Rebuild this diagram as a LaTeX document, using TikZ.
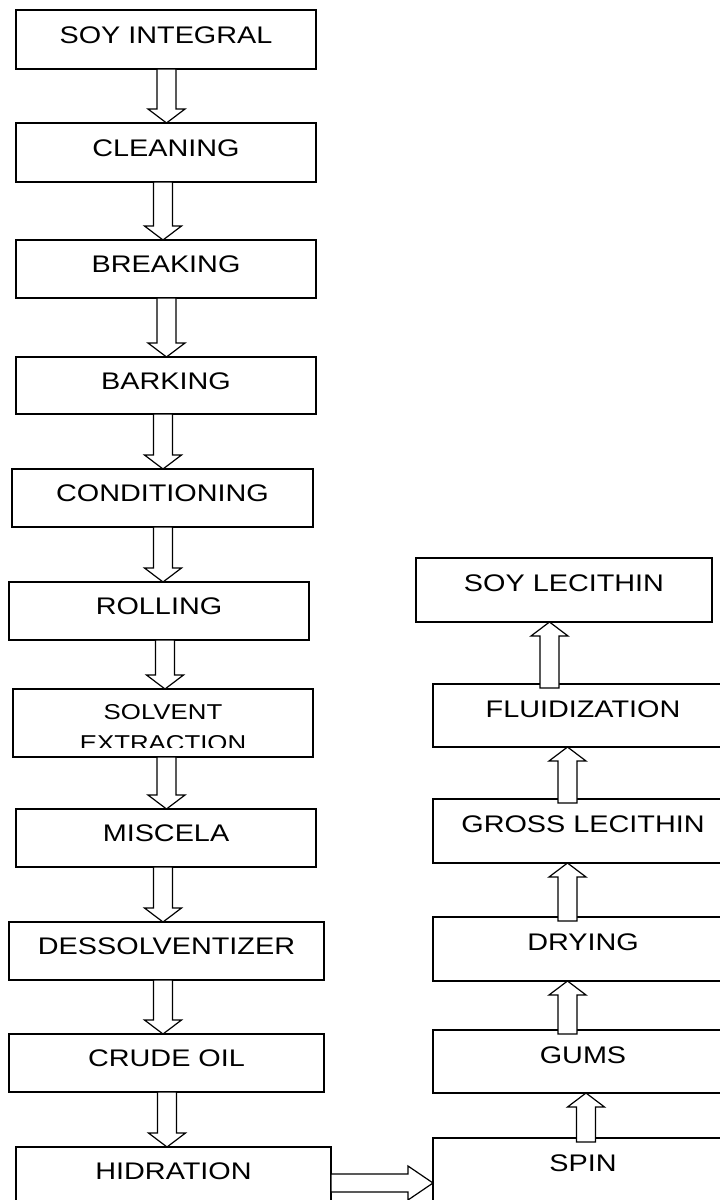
\documentclass[tikz,border=0pt]{standalone}
\usepackage{fontspec}
\setmainfont{Liberation Sans}[FakeStretch=1.2]
\usetikzlibrary{positioning, calc}

\begin{document}
\begin{tikzpicture}[
        % styles
        stage/.style={
            draw, rectangle, line width=1.6pt, inner sep=0pt, outer sep=0pt,
            minimum width=300pt, minimum height=58pt,
            font=\fontsize{24pt}{28pt}\selectfont,
            text height=17.2pt, text depth=10pt
        },
        product/.style={stage, minimum height=64pt, text depth=14pt},
        fatarrow/.style={draw, fill=white, line width=1.2pt, line join=miter}
    ]

    % page frame 720 x 1200
    \path[use as bounding box, fill=white] (0,0) rectangle (720pt,-1200pt);
    \clip (0,0) rectangle (720pt,-1200pt);

    % 1. left column: from the soy beans to the hydration
    \node (soy) [stage, minimum height=59pt] at (166pt,-39.5pt) {SOY INTEGRAL};
    \node (cleaning) [stage, below=54pt of soy, minimum height=59pt] {CLEANING};
    \node (breaking) [stage, below=58pt of cleaning] {BREAKING};
    \node (barking) [stage, below=59pt of breaking, minimum height=57pt] {BARKING};
    \node (conditioning) [stage, below=55pt of barking, xshift=-3.5pt, minimum width=301pt] {CONDITIONING};
    \node (rolling) [stage, below=55pt of conditioning, xshift=-3.5pt] {ROLLING};
    \node (solvent) [stage, below=49pt of rolling, xshift=4pt, minimum height=68pt] {};
    \node (miscela) [stage, below=52pt of solvent, xshift=3pt] {MISCELA};
    \node (desolv) [stage, below=55pt of miscela, xshift=0.5pt, minimum width=315pt] {DESSOLVENTIZER};
    \node (crude) [stage, below=54pt of desolv, minimum width=315pt] {CRUDE OIL};
    \node (hydration) [stage, below=55pt of crude, xshift=7pt, minimum width=315pt] {HIDRATION};

    % text of the solvent box is cut off at the bottom
    \begin{scope}
        \clip (solvent.north west) rectangle ($(solvent.south east)+(0,10pt)$);
        \node (solventtext) [anchor=north, align=center, inner sep=0pt,
            font=\fontsize{21.5pt}{31pt}\selectfont] at ($(solvent.north)+(0,-15pt)$) {SOLVENT\\EXTRACTION};
    \end{scope}

    % 2. right column: from the spin up to the lecithin
    \node (spin) [product, right=102pt of hydration, yshift=6pt] {SPIN};
    \node (gums) [product, above=45pt of spin, minimum height=63pt] {GUMS};
    \node (drying) [product, above=49pt of gums] {DRYING};
    \node (gross) [product, above=54pt of drying] {GROSS LECITHIN};
    \node (fluid) [product, above=52pt of gross, minimum height=63pt] {FLUIDIZATION};
    \node (lecithin) [product, above=62pt of fluid, xshift=-19pt, minimum width=296pt] {SOY LECITHIN};

    % 3. block arrows
    % downwards, left column
    \foreach \a/\b/\dx in {soy/cleaning/0.5pt, cleaning/breaking/-3pt, breaking/barking/0.5pt,
            barking/conditioning/-3pt, conditioning/rolling/0.5pt, rolling/solvent/6pt,
            solvent/miscela/3.5pt, miscela/desolv/-3pt, desolv/crude/-3.5pt, crude/hydration/0.5pt}
    {
        \coordinate (top) at ($(\a.south)+(\dx,0)$);
        \coordinate (tip) at (top |- \b.north);
        \draw[fatarrow] ($(top)+(-9.5pt,0)$) -- ($(tip)+(-9.5pt,14pt)$) -- ++(-9pt,0) -- (tip)
            -- ($(tip)+(18.5pt,14pt)$) -- ++(-9pt,0) -- ($(top)+(9.5pt,0)$) -- cycle;
    }

    % upwards, right column
    \foreach \a/\b/\dx in {spin/gums/3pt, gums/drying/-15.5pt, drying/gross/-15.5pt,
            gross/fluid/-15.5pt, fluid/lecithin/-33.5pt}
    {
        \coordinate (base) at ($(\a.north)+(\dx,-4pt)$);
        \coordinate (tip) at (base |- \b.south);
        \draw[fatarrow] ($(base)+(-9.5pt,0)$) -- ($(tip)+(-9.5pt,-14pt)$) -- ++(-9pt,0) -- (tip)
            -- ($(tip)+(18.5pt,-14pt)$) -- ++(-9pt,0) -- ($(base)+(9.5pt,0)$) -- cycle;
    }

    % hydration -> spin
    \coordinate (start) at ($(hydration.east)+(0,-7pt)$);
    \coordinate (end) at (start -| spin.west);
    \draw[fatarrow] ($(start)+(0,9pt)$) -- ($(end)+(-25pt,9pt)$) -- ++(0,8pt) -- (end)
        -- ($(end)+(-25pt,-17pt)$) -- ++(0,8pt) -- ($(start)+(0,-9pt)$) -- cycle;

\end{tikzpicture}
\end{document}
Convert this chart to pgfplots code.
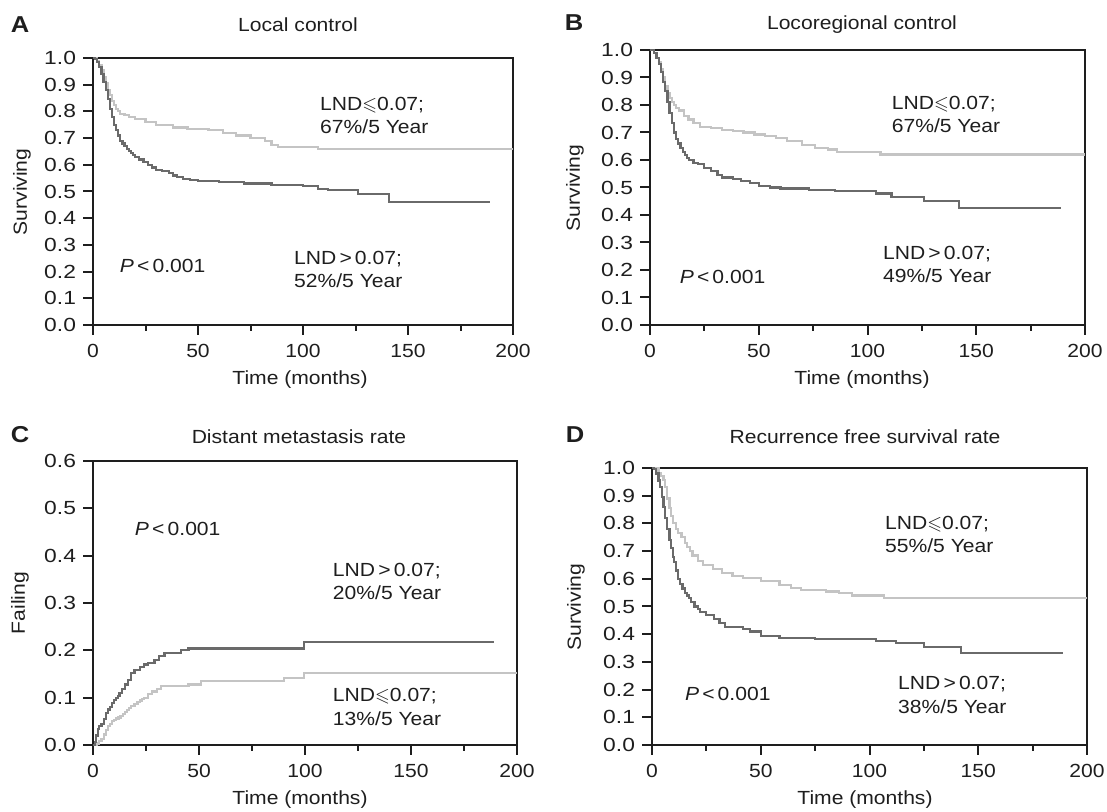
* * * *
# CHALLENGE
Restate each entry word for word, please, but drop any images it holds.

# EXERCISE SOLUTION
Rebuild this diagram as a LaTeX document, using TikZ.
\documentclass[tikz,border=0pt]{standalone}
\usepackage{fontspec}
\setmainfont{Liberation Sans}[FakeStretch=1.2]
\usetikzlibrary{positioning, calc}

\begin{document}
\begin{tikzpicture}[
        % styles
        stage/.style={
            draw, rectangle, line width=1.6pt, inner sep=0pt, outer sep=0pt,
            minimum width=300pt, minimum height=58pt,
            font=\fontsize{24pt}{28pt}\selectfont,
            text height=17.2pt, text depth=10pt
        },
        product/.style={stage, minimum height=64pt, text depth=14pt},
        fatarrow/.style={draw, fill=white, line width=1.2pt, line join=miter}
    ]

    % page frame 720 x 1200
    \path[use as bounding box, fill=white] (0,0) rectangle (720pt,-1200pt);
    \clip (0,0) rectangle (720pt,-1200pt);

    % 1. left column: from the soy beans to the hydration
    \node (soy) [stage, minimum height=59pt] at (166pt,-39.5pt) {SOY INTEGRAL};
    \node (cleaning) [stage, below=54pt of soy, minimum height=59pt] {CLEANING};
    \node (breaking) [stage, below=58pt of cleaning] {BREAKING};
    \node (barking) [stage, below=59pt of breaking, minimum height=57pt] {BARKING};
    \node (conditioning) [stage, below=55pt of barking, xshift=-3.5pt, minimum width=301pt] {CONDITIONING};
    \node (rolling) [stage, below=55pt of conditioning, xshift=-3.5pt] {ROLLING};
    \node (solvent) [stage, below=49pt of rolling, xshift=4pt, minimum height=68pt] {};
    \node (miscela) [stage, below=52pt of solvent, xshift=3pt] {MISCELA};
    \node (desolv) [stage, below=55pt of miscela, xshift=0.5pt, minimum width=315pt] {DESSOLVENTIZER};
    \node (crude) [stage, below=54pt of desolv, minimum width=315pt] {CRUDE OIL};
    \node (hydration) [stage, below=55pt of crude, xshift=7pt, minimum width=315pt] {HIDRATION};

    % text of the solvent box is cut off at the bottom
    \begin{scope}
        \clip (solvent.north west) rectangle ($(solvent.south east)+(0,10pt)$);
        \node (solventtext) [anchor=north, align=center, inner sep=0pt,
            font=\fontsize{21.5pt}{31pt}\selectfont] at ($(solvent.north)+(0,-15pt)$) {SOLVENT\\EXTRACTION};
    \end{scope}

    % 2. right column: from the spin up to the lecithin
    \node (spin) [product, right=102pt of hydration, yshift=6pt] {SPIN};
    \node (gums) [product, above=45pt of spin, minimum height=63pt] {GUMS};
    \node (drying) [product, above=49pt of gums] {DRYING};
    \node (gross) [product, above=54pt of drying] {GROSS LECITHIN};
    \node (fluid) [product, above=52pt of gross, minimum height=63pt] {FLUIDIZATION};
    \node (lecithin) [product, above=62pt of fluid, xshift=-19pt, minimum width=296pt] {SOY LECITHIN};

    % 3. block arrows
    % downwards, left column
    \foreach \a/\b/\dx in {soy/cleaning/0.5pt, cleaning/breaking/-3pt, breaking/barking/0.5pt,
            barking/conditioning/-3pt, conditioning/rolling/0.5pt, rolling/solvent/6pt,
            solvent/miscela/3.5pt, miscela/desolv/-3pt, desolv/crude/-3.5pt, crude/hydration/0.5pt}
    {
        \coordinate (top) at ($(\a.south)+(\dx,0)$);
        \coordinate (tip) at (top |- \b.north);
        \draw[fatarrow] ($(top)+(-9.5pt,0)$) -- ($(tip)+(-9.5pt,14pt)$) -- ++(-9pt,0) -- (tip)
            -- ($(tip)+(18.5pt,14pt)$) -- ++(-9pt,0) -- ($(top)+(9.5pt,0)$) -- cycle;
    }

    % upwards, right column
    \foreach \a/\b/\dx in {spin/gums/3pt, gums/drying/-15.5pt, drying/gross/-15.5pt,
            gross/fluid/-15.5pt, fluid/lecithin/-33.5pt}
    {
        \coordinate (base) at ($(\a.north)+(\dx,-4pt)$);
        \coordinate (tip) at (base |- \b.south);
        \draw[fatarrow] ($(base)+(-9.5pt,0)$) -- ($(tip)+(-9.5pt,-14pt)$) -- ++(-9pt,0) -- (tip)
            -- ($(tip)+(18.5pt,-14pt)$) -- ++(-9pt,0) -- ($(base)+(9.5pt,0)$) -- cycle;
    }

    % hydration -> spin
    \coordinate (start) at ($(hydration.east)+(0,-7pt)$);
    \coordinate (end) at (start -| spin.west);
    \draw[fatarrow] ($(start)+(0,9pt)$) -- ($(end)+(-25pt,9pt)$) -- ++(0,8pt) -- (end)
        -- ($(end)+(-25pt,-17pt)$) -- ++(0,8pt) -- ($(start)+(0,-9pt)$) -- cycle;

\end{tikzpicture}
\end{document}
Convert this chart to pgfplots code.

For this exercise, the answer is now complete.